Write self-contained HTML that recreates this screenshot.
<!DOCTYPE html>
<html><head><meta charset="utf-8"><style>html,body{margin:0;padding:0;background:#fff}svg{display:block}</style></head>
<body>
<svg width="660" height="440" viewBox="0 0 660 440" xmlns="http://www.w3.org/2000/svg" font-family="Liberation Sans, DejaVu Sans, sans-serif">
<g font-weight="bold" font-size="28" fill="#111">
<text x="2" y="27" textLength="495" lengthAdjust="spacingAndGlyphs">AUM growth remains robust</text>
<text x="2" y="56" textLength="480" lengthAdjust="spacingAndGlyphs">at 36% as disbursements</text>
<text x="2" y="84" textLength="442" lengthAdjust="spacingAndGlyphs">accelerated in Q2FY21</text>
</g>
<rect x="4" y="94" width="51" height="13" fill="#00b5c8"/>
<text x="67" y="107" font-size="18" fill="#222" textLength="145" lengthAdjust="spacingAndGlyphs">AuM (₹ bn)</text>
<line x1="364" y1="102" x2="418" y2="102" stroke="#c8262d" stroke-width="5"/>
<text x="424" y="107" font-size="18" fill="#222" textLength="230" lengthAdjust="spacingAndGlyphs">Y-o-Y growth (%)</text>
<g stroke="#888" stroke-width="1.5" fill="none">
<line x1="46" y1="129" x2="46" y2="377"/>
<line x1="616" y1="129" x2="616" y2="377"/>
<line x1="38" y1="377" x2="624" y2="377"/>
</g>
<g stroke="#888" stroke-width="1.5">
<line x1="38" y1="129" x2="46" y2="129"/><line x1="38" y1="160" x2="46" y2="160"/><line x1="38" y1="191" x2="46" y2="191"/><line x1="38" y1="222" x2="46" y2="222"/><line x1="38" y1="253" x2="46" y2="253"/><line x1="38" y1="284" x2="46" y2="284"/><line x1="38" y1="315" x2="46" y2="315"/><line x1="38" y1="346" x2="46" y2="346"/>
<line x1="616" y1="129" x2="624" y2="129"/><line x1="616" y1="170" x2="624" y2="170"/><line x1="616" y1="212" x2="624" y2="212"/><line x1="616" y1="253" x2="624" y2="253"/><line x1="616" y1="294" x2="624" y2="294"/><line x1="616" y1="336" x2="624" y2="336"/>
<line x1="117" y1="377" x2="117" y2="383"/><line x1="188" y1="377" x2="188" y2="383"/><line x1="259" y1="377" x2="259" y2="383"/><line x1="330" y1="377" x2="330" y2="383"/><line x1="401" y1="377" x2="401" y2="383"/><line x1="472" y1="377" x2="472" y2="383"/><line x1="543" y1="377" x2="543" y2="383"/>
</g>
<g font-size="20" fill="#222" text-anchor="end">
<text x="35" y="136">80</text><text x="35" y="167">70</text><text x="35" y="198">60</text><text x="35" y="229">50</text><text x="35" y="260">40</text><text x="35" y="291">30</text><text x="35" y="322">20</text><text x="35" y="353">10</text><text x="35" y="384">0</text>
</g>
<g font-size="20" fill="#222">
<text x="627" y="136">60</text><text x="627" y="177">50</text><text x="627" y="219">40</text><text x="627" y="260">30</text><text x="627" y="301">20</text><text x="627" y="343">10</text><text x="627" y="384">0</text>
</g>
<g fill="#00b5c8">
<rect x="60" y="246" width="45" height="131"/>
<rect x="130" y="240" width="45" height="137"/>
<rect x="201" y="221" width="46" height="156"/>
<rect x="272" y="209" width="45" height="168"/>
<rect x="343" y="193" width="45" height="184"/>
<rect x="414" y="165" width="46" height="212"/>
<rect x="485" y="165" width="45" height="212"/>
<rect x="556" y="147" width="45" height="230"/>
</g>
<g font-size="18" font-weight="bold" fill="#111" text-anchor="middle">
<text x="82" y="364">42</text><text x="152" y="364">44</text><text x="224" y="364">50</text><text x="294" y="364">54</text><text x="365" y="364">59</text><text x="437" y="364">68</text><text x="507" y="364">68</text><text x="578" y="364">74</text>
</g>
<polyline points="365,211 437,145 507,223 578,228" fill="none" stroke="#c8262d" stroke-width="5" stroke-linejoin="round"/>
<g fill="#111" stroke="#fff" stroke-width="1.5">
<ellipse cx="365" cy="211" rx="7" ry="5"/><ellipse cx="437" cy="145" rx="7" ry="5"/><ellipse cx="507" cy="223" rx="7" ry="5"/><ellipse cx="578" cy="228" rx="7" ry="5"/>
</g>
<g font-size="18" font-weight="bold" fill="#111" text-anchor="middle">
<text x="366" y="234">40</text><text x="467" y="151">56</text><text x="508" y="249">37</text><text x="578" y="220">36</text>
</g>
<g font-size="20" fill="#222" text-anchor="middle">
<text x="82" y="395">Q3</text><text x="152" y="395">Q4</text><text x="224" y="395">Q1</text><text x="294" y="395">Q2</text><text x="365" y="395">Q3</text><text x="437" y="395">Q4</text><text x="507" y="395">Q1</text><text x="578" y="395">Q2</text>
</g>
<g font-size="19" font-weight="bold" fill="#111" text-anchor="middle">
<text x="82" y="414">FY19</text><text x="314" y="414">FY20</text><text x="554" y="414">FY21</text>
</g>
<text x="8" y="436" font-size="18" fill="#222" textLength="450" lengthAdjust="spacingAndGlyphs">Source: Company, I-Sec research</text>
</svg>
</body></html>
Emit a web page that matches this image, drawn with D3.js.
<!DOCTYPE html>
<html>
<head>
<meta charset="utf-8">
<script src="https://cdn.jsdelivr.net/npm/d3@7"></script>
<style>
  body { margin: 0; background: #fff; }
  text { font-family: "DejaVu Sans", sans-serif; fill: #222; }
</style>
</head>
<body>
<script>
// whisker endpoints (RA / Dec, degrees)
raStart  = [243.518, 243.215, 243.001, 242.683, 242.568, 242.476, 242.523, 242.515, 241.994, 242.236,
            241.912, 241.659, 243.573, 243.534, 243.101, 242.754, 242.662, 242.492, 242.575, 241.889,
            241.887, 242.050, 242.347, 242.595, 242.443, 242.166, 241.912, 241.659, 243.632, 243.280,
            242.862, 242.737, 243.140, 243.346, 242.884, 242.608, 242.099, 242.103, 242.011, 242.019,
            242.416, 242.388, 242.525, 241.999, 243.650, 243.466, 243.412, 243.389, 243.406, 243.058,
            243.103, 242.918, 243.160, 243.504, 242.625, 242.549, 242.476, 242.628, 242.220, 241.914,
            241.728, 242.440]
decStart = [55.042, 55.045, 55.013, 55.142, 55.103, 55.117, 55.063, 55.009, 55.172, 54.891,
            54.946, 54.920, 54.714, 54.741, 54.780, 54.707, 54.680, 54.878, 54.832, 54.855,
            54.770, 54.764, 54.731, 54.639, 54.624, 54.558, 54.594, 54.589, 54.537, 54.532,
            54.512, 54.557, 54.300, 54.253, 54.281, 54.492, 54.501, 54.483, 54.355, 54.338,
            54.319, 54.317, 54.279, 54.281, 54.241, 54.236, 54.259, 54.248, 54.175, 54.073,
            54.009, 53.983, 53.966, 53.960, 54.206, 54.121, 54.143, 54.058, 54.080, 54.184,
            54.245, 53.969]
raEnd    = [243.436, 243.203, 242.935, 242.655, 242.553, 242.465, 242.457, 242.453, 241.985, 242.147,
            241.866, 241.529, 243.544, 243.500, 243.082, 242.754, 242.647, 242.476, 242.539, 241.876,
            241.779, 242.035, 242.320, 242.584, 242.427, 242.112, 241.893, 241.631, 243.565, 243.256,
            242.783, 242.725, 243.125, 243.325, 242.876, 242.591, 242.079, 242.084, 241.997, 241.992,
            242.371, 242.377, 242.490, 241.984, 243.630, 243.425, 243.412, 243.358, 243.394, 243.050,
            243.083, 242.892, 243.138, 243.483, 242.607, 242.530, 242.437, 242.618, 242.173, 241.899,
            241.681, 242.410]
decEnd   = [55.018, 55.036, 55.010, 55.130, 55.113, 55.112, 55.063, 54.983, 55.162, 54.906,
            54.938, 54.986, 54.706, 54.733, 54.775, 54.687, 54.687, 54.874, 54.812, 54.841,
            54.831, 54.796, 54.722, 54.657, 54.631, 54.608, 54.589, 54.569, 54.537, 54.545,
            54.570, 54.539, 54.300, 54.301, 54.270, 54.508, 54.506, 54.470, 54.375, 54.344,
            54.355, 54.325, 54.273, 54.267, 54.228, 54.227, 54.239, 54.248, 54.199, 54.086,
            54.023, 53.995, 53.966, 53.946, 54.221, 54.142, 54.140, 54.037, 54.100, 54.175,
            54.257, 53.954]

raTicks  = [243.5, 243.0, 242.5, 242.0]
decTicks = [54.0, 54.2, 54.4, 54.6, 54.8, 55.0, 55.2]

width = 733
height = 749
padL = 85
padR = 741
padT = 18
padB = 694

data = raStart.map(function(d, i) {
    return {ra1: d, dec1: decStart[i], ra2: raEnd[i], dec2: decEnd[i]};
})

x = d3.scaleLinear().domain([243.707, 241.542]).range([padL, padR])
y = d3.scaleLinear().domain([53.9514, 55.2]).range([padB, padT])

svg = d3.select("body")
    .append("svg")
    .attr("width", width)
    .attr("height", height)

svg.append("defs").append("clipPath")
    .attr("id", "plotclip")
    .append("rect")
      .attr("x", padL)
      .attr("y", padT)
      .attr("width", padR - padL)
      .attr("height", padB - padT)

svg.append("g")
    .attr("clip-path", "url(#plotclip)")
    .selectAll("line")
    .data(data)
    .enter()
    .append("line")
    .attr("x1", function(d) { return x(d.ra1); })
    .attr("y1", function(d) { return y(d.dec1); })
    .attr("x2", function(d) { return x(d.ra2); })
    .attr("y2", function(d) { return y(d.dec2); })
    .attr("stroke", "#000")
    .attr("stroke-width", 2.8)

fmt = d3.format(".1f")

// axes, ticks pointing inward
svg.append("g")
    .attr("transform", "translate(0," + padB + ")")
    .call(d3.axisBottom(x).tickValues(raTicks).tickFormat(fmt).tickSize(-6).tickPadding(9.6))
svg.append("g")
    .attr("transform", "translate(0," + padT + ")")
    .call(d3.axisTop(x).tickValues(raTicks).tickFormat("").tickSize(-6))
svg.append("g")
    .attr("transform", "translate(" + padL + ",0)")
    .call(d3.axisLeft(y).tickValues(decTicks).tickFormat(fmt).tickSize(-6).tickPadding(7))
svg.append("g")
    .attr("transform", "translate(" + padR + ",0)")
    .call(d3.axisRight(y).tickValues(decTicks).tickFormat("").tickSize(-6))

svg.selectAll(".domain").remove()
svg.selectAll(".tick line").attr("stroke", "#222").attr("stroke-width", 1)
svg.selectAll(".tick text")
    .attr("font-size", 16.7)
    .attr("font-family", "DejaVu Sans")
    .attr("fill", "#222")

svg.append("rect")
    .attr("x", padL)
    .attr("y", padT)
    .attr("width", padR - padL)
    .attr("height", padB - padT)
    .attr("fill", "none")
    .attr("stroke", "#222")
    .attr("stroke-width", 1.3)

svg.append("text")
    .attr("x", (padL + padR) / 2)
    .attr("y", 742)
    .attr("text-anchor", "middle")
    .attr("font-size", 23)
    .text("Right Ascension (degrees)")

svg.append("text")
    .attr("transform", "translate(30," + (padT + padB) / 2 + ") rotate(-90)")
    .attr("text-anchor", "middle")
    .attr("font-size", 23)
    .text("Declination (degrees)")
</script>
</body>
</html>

....

## EXERCISE GOAL
Determine the number of lines containing "this". Write only that number.

## RESULT OF THE TASK
2